Task prompt - Repeat, exactly and completely, the material that follows. Omit the pictures.

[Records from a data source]
******
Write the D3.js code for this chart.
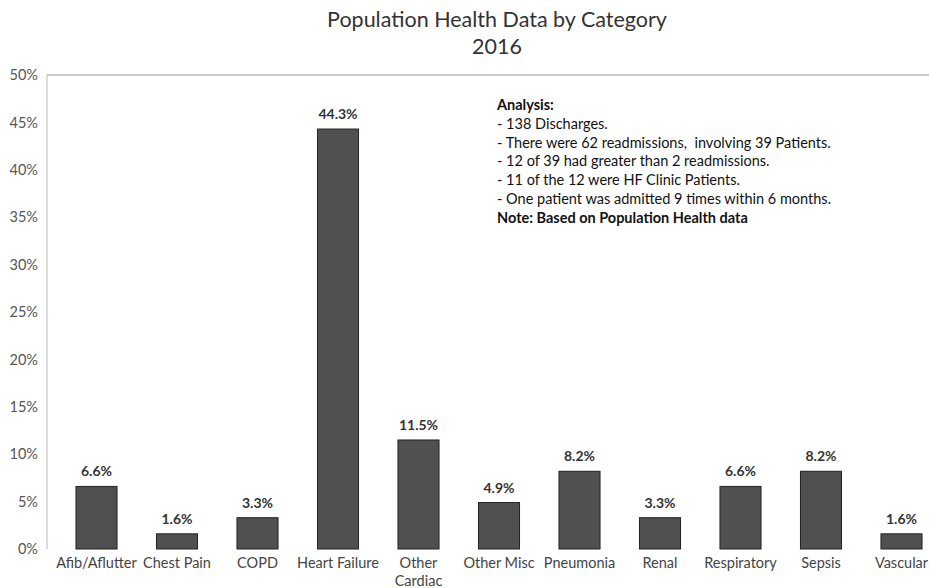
<!DOCTYPE html>
<html>
<head>
<meta charset="utf-8">
<script src="https://cdn.jsdelivr.net/npm/d3@7"></script>
<style>
  body { margin: 0; background: #fff; }
  text { font-family: Lato, "Open Sans", sans-serif; }
</style>
</head>
<body>
<div id="chart"></div>
<script>
const categories = ["Afib/Aflutter", "Chest Pain", "COPD", "Heart Failure", "Other Cardiac",
    "Other Misc", "Pneumonia", "Renal", "Respiratory", "Sepsis", "Vascular"];
const values = [6.6, 1.6, 3.3, 44.3, 11.5, 4.9, 8.2, 3.3, 6.6, 8.2, 1.6];
const yTicks = [0, 5, 10, 15, 20, 25, 30, 35, 40, 45, 50];
const notes = [
    "- 138 Discharges.",
    "- There were 62 readmissions,  involving 39 Patients.",
    "- 12 of 39 had greater than 2 readmissions.",
    "- 11 of the 12 were HF Clinic Patients.",
    "- One patient was admitted 9 times within 6 months."
];

const margin = {top: 75, right: -22, bottom: 39, left: 47},
    width = 929 - margin.left - margin.right,
    height = 588 - margin.top - margin.bottom;

const root = d3.select("#chart")
    .append("svg")
    .attr("width", 929)
    .attr("height", 588);

const svg = root.append("g")
    .attr("transform", `translate(${margin.left},${margin.top})`);

const x = d3.scaleBand()
    .domain(categories)
    .range([0, width])
    .paddingInner(0.49)
    .paddingOuter(0.36);

const y = d3.scaleLinear()
    .domain([0, 50])
    .range([height, 0]);

// title
root.append("text")
    .attr("x", 497).attr("y", 27)
    .attr("text-anchor", "middle")
    .attr("font-size", 21.5)
    .attr("fill", "#333")
    .text("Population Health Data by Category");
root.append("text")
    .attr("x", 497).attr("y", 54)
    .attr("text-anchor", "middle")
    .attr("font-size", 21.5)
    .attr("fill", "#333")
    .text("2016");

// frame lines
svg.append("line")
    .attr("x1", 0).attr("x2", 929 - margin.left)
    .attr("y1", 0).attr("y2", 0)
    .attr("stroke", "#999");
svg.append("line")
    .attr("x1", 0).attr("x2", 0)
    .attr("y1", 0).attr("y2", height)
    .attr("stroke", "#bbb");

// y axis
const yAxis = svg.append("g")
    .call(d3.axisLeft(y).tickValues(yTicks).tickFormat(d => d + "%").tickSize(0).tickPadding(9));
yAxis.select(".domain").remove();
yAxis.selectAll("text")
    .attr("font-size", 14.5)
    .attr("fill", "#555")
    .style("font-family", "Lato, sans-serif");

// x axis
const xAxis = svg.append("g")
    .attr("transform", `translate(0, ${height})`)
    .call(d3.axisBottom(x).tickSize(0).tickPadding(9));
xAxis.select(".domain").remove();
xAxis.selectAll("text")
    .attr("font-size", 14.5)
    .attr("fill", "#444")
    .style("font-family", "Lato, sans-serif")
    .each(function(d) {
        if (d === "Other Cardiac") {
            const t = d3.select(this).text(null);
            d.split(" ").forEach((p, i) => {
                t.append("tspan").attr("x", 0).attr("dy", i === 0 ? "0.71em" : "1.2em").text(p);
            });
            t.attr("dy", null);
        }
    });

// bars
svg.selectAll(".bar")
    .data(values)
    .join("rect")
    .attr("class", "bar")
    .attr("x", (d, i) => x(categories[i]))
    .attr("y", d => y(d))
    .attr("width", x.bandwidth())
    .attr("height", d => height - y(d))
    .attr("fill", "#505050")
    .attr("stroke", "#222")
    .attr("stroke-width", 1);

// value labels
svg.selectAll(".val")
    .data(values)
    .join("text")
    .attr("class", "val")
    .attr("x", (d, i) => x(categories[i]) + x.bandwidth() / 2)
    .attr("y", d => y(d) - 10)
    .attr("text-anchor", "middle")
    .attr("font-size", 14)
    .attr("font-weight", "bold")
    .attr("fill", "#333")
    .text(d => d.toFixed(1) + "%");

// analysis box
const lineGap = 18.8;
const note = root.append("g").attr("transform", "translate(497, 110)");
note.append("text")
    .attr("font-size", 14.5).attr("font-weight", "bold").attr("fill", "#111")
    .text("Analysis:");
note.selectAll(".line")
    .data(notes)
    .join("text")
    .attr("class", "line")
    .attr("y", (d, i) => lineGap * (i + 1))
    .attr("font-size", 14.5).attr("fill", "#111")
    .style("white-space", "pre")
    .text(d => d);
note.append("text")
    .attr("y", lineGap * (notes.length + 1))
    .attr("font-size", 14.5).attr("font-weight", "bold").attr("fill", "#111")
    .text("Note: Based on Population Health data");
</script>
</body>
</html>
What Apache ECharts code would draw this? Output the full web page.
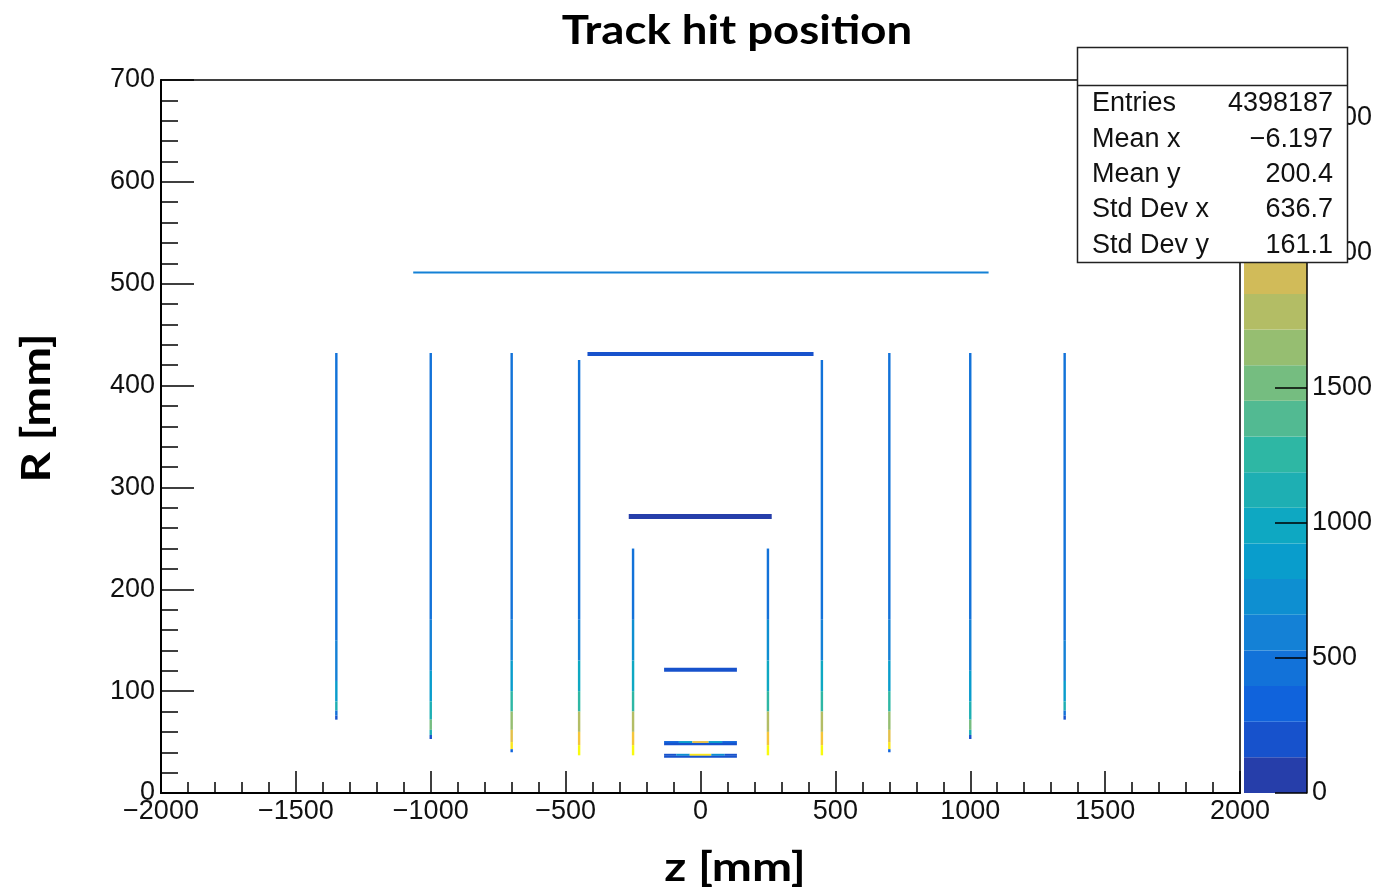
******
Answer to the exercise -
Write the D3.js code for this chart.
<!DOCTYPE html>
<html>
<head>
<meta charset="utf-8">
<script src="https://cdn.jsdelivr.net/npm/d3@7"></script>
<style>
  body { margin: 0; background: #fff; }
  text { font-family: Lato, "Open Sans", sans-serif; }
</style>
</head>
<body>
<div id="chart"></div>
<script>
const categories = ["Afib/Aflutter", "Chest Pain", "COPD", "Heart Failure", "Other Cardiac",
    "Other Misc", "Pneumonia", "Renal", "Respiratory", "Sepsis", "Vascular"];
const values = [6.6, 1.6, 3.3, 44.3, 11.5, 4.9, 8.2, 3.3, 6.6, 8.2, 1.6];
const yTicks = [0, 5, 10, 15, 20, 25, 30, 35, 40, 45, 50];
const notes = [
    "- 138 Discharges.",
    "- There were 62 readmissions,  involving 39 Patients.",
    "- 12 of 39 had greater than 2 readmissions.",
    "- 11 of the 12 were HF Clinic Patients.",
    "- One patient was admitted 9 times within 6 months."
];

const margin = {top: 75, right: -22, bottom: 39, left: 47},
    width = 929 - margin.left - margin.right,
    height = 588 - margin.top - margin.bottom;

const root = d3.select("#chart")
    .append("svg")
    .attr("width", 929)
    .attr("height", 588);

const svg = root.append("g")
    .attr("transform", `translate(${margin.left},${margin.top})`);

const x = d3.scaleBand()
    .domain(categories)
    .range([0, width])
    .paddingInner(0.49)
    .paddingOuter(0.36);

const y = d3.scaleLinear()
    .domain([0, 50])
    .range([height, 0]);

// title
root.append("text")
    .attr("x", 497).attr("y", 27)
    .attr("text-anchor", "middle")
    .attr("font-size", 21.5)
    .attr("fill", "#333")
    .text("Population Health Data by Category");
root.append("text")
    .attr("x", 497).attr("y", 54)
    .attr("text-anchor", "middle")
    .attr("font-size", 21.5)
    .attr("fill", "#333")
    .text("2016");

// frame lines
svg.append("line")
    .attr("x1", 0).attr("x2", 929 - margin.left)
    .attr("y1", 0).attr("y2", 0)
    .attr("stroke", "#999");
svg.append("line")
    .attr("x1", 0).attr("x2", 0)
    .attr("y1", 0).attr("y2", height)
    .attr("stroke", "#bbb");

// y axis
const yAxis = svg.append("g")
    .call(d3.axisLeft(y).tickValues(yTicks).tickFormat(d => d + "%").tickSize(0).tickPadding(9));
yAxis.select(".domain").remove();
yAxis.selectAll("text")
    .attr("font-size", 14.5)
    .attr("fill", "#555")
    .style("font-family", "Lato, sans-serif");

// x axis
const xAxis = svg.append("g")
    .attr("transform", `translate(0, ${height})`)
    .call(d3.axisBottom(x).tickSize(0).tickPadding(9));
xAxis.select(".domain").remove();
xAxis.selectAll("text")
    .attr("font-size", 14.5)
    .attr("fill", "#444")
    .style("font-family", "Lato, sans-serif")
    .each(function(d) {
        if (d === "Other Cardiac") {
            const t = d3.select(this).text(null);
            d.split(" ").forEach((p, i) => {
                t.append("tspan").attr("x", 0).attr("dy", i === 0 ? "0.71em" : "1.2em").text(p);
            });
            t.attr("dy", null);
        }
    });

// bars
svg.selectAll(".bar")
    .data(values)
    .join("rect")
    .attr("class", "bar")
    .attr("x", (d, i) => x(categories[i]))
    .attr("y", d => y(d))
    .attr("width", x.bandwidth())
    .attr("height", d => height - y(d))
    .attr("fill", "#505050")
    .attr("stroke", "#222")
    .attr("stroke-width", 1);

// value labels
svg.selectAll(".val")
    .data(values)
    .join("text")
    .attr("class", "val")
    .attr("x", (d, i) => x(categories[i]) + x.bandwidth() / 2)
    .attr("y", d => y(d) - 10)
    .attr("text-anchor", "middle")
    .attr("font-size", 14)
    .attr("font-weight", "bold")
    .attr("fill", "#333")
    .text(d => d.toFixed(1) + "%");

// analysis box
const lineGap = 18.8;
const note = root.append("g").attr("transform", "translate(497, 110)");
note.append("text")
    .attr("font-size", 14.5).attr("font-weight", "bold").attr("fill", "#111")
    .text("Analysis:");
note.selectAll(".line")
    .data(notes)
    .join("text")
    .attr("class", "line")
    .attr("y", (d, i) => lineGap * (i + 1))
    .attr("font-size", 14.5).attr("fill", "#111")
    .style("white-space", "pre")
    .text(d => d);
note.append("text")
    .attr("y", lineGap * (notes.length + 1))
    .attr("font-size", 14.5).attr("font-weight", "bold").attr("fill", "#111")
    .text("Note: Based on Population Health data");
</script>
</body>
</html>
What Apache ECharts code would draw this? Output the full web page.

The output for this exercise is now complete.